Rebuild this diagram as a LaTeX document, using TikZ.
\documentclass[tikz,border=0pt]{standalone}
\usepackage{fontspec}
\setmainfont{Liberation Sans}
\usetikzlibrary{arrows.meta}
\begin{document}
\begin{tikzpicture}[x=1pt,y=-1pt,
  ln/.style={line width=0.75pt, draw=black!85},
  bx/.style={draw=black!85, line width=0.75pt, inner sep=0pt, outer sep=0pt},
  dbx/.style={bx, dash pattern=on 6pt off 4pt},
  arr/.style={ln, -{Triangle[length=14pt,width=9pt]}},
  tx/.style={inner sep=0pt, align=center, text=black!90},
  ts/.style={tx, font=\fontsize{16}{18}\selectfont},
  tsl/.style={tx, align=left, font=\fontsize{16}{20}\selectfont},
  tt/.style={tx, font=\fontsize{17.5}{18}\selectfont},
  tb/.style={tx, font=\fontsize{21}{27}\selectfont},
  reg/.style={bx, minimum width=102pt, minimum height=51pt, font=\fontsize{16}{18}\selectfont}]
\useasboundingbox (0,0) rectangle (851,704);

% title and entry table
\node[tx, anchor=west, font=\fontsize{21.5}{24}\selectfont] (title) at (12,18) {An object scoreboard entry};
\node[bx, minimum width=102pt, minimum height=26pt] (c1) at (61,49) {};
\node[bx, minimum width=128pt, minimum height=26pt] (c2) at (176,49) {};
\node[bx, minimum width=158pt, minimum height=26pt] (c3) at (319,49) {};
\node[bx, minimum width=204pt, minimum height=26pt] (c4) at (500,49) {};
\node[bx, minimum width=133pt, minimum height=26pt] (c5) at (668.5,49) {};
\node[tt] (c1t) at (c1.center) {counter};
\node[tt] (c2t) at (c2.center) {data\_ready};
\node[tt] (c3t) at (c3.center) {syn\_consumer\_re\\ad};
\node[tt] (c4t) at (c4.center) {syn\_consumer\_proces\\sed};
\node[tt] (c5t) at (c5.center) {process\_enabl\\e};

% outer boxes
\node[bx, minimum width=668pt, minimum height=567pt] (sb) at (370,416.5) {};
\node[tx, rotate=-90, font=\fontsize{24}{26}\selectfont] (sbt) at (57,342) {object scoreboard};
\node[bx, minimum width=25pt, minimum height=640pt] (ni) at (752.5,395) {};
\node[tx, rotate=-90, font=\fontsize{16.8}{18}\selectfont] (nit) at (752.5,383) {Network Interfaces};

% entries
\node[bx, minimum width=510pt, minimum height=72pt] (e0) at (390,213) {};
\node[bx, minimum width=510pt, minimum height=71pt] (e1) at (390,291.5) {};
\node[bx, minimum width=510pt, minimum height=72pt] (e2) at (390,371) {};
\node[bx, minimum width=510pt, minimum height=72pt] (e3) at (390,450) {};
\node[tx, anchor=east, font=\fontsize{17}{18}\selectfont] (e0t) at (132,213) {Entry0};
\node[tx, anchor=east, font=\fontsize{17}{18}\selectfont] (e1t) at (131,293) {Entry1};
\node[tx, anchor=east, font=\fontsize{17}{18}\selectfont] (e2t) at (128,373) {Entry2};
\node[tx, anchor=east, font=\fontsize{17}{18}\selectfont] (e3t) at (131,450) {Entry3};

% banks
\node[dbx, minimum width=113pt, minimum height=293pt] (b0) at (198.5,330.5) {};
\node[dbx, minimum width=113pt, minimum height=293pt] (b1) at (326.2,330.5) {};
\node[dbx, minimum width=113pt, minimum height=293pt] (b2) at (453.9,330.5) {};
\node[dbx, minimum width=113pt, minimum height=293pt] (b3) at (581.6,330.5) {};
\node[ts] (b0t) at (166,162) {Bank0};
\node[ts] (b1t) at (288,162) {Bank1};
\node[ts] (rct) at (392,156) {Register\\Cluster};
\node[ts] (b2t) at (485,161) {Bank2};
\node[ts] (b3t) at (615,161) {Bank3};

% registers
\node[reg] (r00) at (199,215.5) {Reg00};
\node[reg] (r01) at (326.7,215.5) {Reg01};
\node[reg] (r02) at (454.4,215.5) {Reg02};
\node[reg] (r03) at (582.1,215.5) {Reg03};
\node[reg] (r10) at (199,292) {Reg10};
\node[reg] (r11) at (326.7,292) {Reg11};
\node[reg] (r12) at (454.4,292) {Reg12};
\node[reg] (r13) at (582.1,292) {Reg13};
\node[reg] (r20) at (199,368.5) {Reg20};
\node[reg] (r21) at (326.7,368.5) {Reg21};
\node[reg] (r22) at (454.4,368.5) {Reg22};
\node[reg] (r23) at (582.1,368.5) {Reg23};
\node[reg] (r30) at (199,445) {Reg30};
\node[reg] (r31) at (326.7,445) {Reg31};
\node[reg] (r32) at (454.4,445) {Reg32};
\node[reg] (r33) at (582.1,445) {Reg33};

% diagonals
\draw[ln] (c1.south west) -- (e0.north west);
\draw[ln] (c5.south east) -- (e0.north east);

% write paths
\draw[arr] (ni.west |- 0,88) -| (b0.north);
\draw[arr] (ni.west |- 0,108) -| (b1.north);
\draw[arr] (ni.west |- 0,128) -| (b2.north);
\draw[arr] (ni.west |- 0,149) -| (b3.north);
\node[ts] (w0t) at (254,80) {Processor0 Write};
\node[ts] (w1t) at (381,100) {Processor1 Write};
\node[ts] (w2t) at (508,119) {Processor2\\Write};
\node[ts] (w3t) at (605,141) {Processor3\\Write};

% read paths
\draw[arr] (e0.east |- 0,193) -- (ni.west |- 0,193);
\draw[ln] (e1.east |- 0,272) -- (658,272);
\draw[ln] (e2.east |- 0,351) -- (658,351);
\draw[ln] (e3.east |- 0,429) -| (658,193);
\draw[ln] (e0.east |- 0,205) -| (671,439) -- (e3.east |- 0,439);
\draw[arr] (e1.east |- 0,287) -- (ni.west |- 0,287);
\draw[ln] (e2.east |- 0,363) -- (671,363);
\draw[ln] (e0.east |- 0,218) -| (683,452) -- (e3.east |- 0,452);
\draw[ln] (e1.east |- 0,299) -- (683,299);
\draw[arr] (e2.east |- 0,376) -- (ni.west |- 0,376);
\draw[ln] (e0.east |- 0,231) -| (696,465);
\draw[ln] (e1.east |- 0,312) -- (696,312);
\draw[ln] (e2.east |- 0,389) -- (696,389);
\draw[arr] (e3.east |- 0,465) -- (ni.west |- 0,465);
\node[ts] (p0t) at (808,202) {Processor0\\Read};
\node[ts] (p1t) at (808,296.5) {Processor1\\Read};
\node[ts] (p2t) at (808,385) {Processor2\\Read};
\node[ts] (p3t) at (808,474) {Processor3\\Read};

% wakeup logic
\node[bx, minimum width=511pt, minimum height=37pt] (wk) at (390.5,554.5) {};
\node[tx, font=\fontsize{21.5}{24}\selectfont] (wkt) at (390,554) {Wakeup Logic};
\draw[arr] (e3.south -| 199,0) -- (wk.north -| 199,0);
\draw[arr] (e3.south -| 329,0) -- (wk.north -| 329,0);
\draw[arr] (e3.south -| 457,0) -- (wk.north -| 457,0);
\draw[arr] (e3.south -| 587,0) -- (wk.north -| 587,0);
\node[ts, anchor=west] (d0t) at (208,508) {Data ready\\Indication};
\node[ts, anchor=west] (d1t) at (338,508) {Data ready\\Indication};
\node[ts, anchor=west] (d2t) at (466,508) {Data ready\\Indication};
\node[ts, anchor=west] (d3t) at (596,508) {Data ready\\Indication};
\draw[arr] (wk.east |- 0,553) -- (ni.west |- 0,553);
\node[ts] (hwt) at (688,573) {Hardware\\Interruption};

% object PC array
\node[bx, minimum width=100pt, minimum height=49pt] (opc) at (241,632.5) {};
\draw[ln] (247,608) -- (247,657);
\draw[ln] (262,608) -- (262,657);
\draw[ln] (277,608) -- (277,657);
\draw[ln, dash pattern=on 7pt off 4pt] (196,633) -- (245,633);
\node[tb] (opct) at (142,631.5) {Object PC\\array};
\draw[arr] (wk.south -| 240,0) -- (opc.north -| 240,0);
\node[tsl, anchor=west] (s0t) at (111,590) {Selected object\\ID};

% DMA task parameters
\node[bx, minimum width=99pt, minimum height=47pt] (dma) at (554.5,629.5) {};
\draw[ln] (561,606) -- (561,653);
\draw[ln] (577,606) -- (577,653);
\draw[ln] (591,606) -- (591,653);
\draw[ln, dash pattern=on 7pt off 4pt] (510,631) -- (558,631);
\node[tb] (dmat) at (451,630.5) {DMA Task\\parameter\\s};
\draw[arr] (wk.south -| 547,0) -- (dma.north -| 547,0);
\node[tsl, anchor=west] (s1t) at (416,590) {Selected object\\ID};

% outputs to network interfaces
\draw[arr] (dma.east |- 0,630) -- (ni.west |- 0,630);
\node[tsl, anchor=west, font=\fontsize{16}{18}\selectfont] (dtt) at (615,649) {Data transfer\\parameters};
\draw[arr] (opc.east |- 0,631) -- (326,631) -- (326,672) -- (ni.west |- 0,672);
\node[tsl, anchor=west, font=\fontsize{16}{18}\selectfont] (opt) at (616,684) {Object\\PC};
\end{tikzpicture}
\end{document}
++++++++++
SET EXERCISE
Starting with the first line of the data above, copy each line exactly until you reach the line with "(c5t) at (c5.center)"; include that line as well.

REPLY
Rebuild this diagram as a LaTeX document, using TikZ.
\documentclass[tikz,border=0pt]{standalone}
\usepackage{fontspec}
\setmainfont{Liberation Sans}
\usetikzlibrary{arrows.meta}
\begin{document}
\begin{tikzpicture}[x=1pt,y=-1pt,
  ln/.style={line width=0.75pt, draw=black!85},
  bx/.style={draw=black!85, line width=0.75pt, inner sep=0pt, outer sep=0pt},
  dbx/.style={bx, dash pattern=on 6pt off 4pt},
  arr/.style={ln, -{Triangle[length=14pt,width=9pt]}},
  tx/.style={inner sep=0pt, align=center, text=black!90},
  ts/.style={tx, font=\fontsize{16}{18}\selectfont},
  tsl/.style={tx, align=left, font=\fontsize{16}{20}\selectfont},
  tt/.style={tx, font=\fontsize{17.5}{18}\selectfont},
  tb/.style={tx, font=\fontsize{21}{27}\selectfont},
  reg/.style={bx, minimum width=102pt, minimum height=51pt, font=\fontsize{16}{18}\selectfont}]
\useasboundingbox (0,0) rectangle (851,704);

% title and entry table
\node[tx, anchor=west, font=\fontsize{21.5}{24}\selectfont] (title) at (12,18) {An object scoreboard entry};
\node[bx, minimum width=102pt, minimum height=26pt] (c1) at (61,49) {};
\node[bx, minimum width=128pt, minimum height=26pt] (c2) at (176,49) {};
\node[bx, minimum width=158pt, minimum height=26pt] (c3) at (319,49) {};
\node[bx, minimum width=204pt, minimum height=26pt] (c4) at (500,49) {};
\node[bx, minimum width=133pt, minimum height=26pt] (c5) at (668.5,49) {};
\node[tt] (c1t) at (c1.center) {counter};
\node[tt] (c2t) at (c2.center) {data\_ready};
\node[tt] (c3t) at (c3.center) {syn\_consumer\_re\\ad};
\node[tt] (c4t) at (c4.center) {syn\_consumer\_proces\\sed};
\node[tt] (c5t) at (c5.center) {process\_enabl\\e};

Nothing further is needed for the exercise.